BUSM Will Graduate Students Early to Help Hospitals

The BU School of Medicine and the other three Bay State medical schools have agreed to the commonwealth’s request to move up the graduation dates of fourth-year medical students, allowing them to join doctors on the frontlines of the coronavirus pandemic up to eight weeks earlier than they normally could. Photo by Janice Checchio

Anticipating a surge in the number of COVID-19 hospital patients, the deans of the four Massachusetts medical schools have agreed to the state’s request to move up the graduation dates of their fourth-year medical students, allowing them to join doctors on the frontlines of the pandemic up to eight weeks earlier than they would have been able to.

For the 192 fourth-year Boston University School of Medicine students, it means they will graduate April 17 instead of May 17, and if they choose to, they can begin work immediately in area hospitals to help a healthcare system facing an unprecedented crisis of sick patients. Massachusetts has more than 1,800 COVID-19 cases; one month ago it had one known case.

In a conversation on Wednesday with the deans of the medical schools at BU, Harvard, Tufts, and the University of Massachusetts, Marylou Sudders (CAS’76, SSW’78), Secretary of Health and Human Services, urged the schools to move up their graduation dates and promised to expedite the licensing of the state’s approximately 700 fourth-year medical students. Students who would normally graduate in mid-May and begin an internship in mid-June will graduate in mid-April and be available to work in area hospitals.


Your class is clearly graduating at one of the most medically challenging times of the last century.
—Karen Antman, dean of the BU School of Medicine and Medical Campus provost

Karen Antman, dean of MED and provost of the Medical Campus, says the majority of the school’s fourth-year students should have completed all of the requirements for graduation and been approved by the school’s student evaluation and promotions committee to graduate by April 13. Once they apply, and are approved, for a limited license to practice as an intern at a teaching hospital, they will be able to help care for the possible surge of coronavirus patients in area hospitals. They could also provide care, under supervision, for sick patients in venues being expanded to care for the increasing number of patients. Such service would be elective and would last as long as eight weeks, during the period between graduation and the beginning of an internship. The service could be in Boston or at a graduate’s match hospital, if that hospital is located in a state that allows such an arrangement.

In a letter sent to fourth-year students on Thursday, Antman said graduates will be able to choose whether to apply for a Massachusetts license or move to the location of their residencies. At a press conference Thursday alongside Governor Charlie Baker, Sudders said the state would be prepared to provide “almost automatic 90-day provisional licenses” to speed up the process of getting the graduates into the hospital system.

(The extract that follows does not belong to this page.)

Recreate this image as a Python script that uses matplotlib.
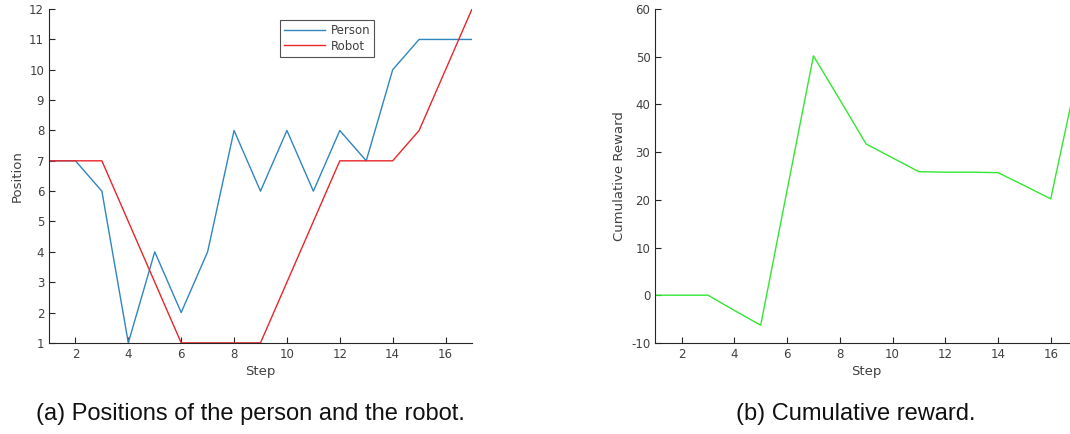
import matplotlib
matplotlib.use('Agg')
import matplotlib.pyplot as plt

# datos
pasos = list(range(1, 18))
persona = [7, 7, 6, 1, 4, 2, 4, 8, 6, 8, 6, 8, 7, 10, 11, 11, 11]
robot = [7, 7, 7, 5, 3, 1, 1, 1, 1, 3, 5, 7, 7, 7, 8, 10, 12]
recompensa = [0, 0, 0, -3.2, -6.3, 22, 50.2, 41, 31.7, 28.8, 25.9, 25.8, 25.8, 25.7, 23, 20.2, 46]

gris = '#404040'
plt.rcParams['font.family'] = 'DejaVu Sans'
plt.rcParams['axes.unicode_minus'] = False

fig = plt.figure(figsize=(10.7, 4.34), dpi=100)

def estilo(ax):
    ax.spines['top'].set_visible(False)
    ax.spines['right'].set_visible(False)
    for s in ['left', 'bottom']:
        ax.spines[s].set_color('#262626')
        ax.spines[s].set_linewidth(0.8)
    ax.tick_params(direction='in', length=4, width=0.8, colors='#262626',
                   labelcolor=gris, labelsize=8.5)
    ax.set_xlim(1, 17)
    ax.set_xticks(range(2, 17, 2))
    ax.set_xlabel('Step', color=gris, fontsize=9.5, labelpad=3)

# (a) posiciones
ax1 = fig.add_axes([0.0458, 0.210, 0.3953, 0.769])
ax1.plot(pasos, persona, color='#2f86c0', lw=1.0, label='Person')
ax1.plot(pasos, robot, color='#e8262a', lw=1.0, label='Robot')
ax1.set_ylim(1, 12)
ax1.set_yticks(range(1, 13))
estilo(ax1)
ax1.set_ylabel('Position', color=gris, fontsize=9.5, labelpad=4)
leg = ax1.legend(loc='upper left', bbox_to_anchor=(0.533, 0.985), fontsize=8.5,
                 frameon=True, fancybox=False, handlelength=3.4,
                 handletextpad=0.5, borderpad=0.35, labelspacing=0.2)
leg.get_frame().set_edgecolor('#262626')
leg.get_frame().set_linewidth(0.8)
for t in leg.get_texts():
    t.set_color(gris)

# (b) recompensa acumulada
ax2 = fig.add_axes([0.6124, 0.210, 0.3942, 0.769])
ax2.plot(pasos, recompensa, color='#33e633', lw=1.0)
ax2.set_ylim(-10, 60)
ax2.set_yticks(range(-10, 61, 10))
estilo(ax2)
ax2.set_ylabel('Cumulative Reward', color=gris, fontsize=9.5, labelpad=4)

# leyendas de las figuras
fig.text(0.234, 0.046, '(a) Positions of the person and the robot.',
         ha='center', va='center', fontsize=17, family='Liberation Sans', color='#111111')
fig.text(0.800, 0.046, '(b) Cumulative reward.',
         ha='center', va='center', fontsize=17, family='Liberation Sans', color='#111111')

fig.savefig('out.png', dpi=100)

“Your class is clearly graduating at one of the most medically challenging times of the last century, and will shortly be an important part of our country’s response to the COVID-19 challenge,” Antman wrote. “We are proud of the physicians that you will soon be, and for the role that you will play in the care of your patients.”

NYU’s Grossman School of Medicine announced Wednesday that it is planning to allow its fourth-year students to graduate early and that 69 students to date had volunteered.

Priya Garg, MED associate dean of medical education, says she is confident that their students have met the school’s program objectives and are ready to care for patients under supervision. She says the accelerated graduation is clearly needed because coronavirus cases are increasing daily in Massachusetts, as they are across the United States.

“We may need every physician we can get,” Antman says, “based on what has happened in Wuhan and Italy, and what is happening in New York. The number of cases in Boston has not yet peaked. Our case numbers are still going up.”

Once new doctors are fully credentialed, she says, “they provide care just like other residents at teaching hospitals.”

Of MED’s fourth-year students, 55 plan to do their residency in Massachusetts, 30 in California, and 21 in New York. Internal medicine, with 41 students, is the most popular specialty, 24 are specializing in general surgery, 15 in pediatrics, 15 in emergency medicine, 13 in obstetrics/gynecology, and 12 in family medicine.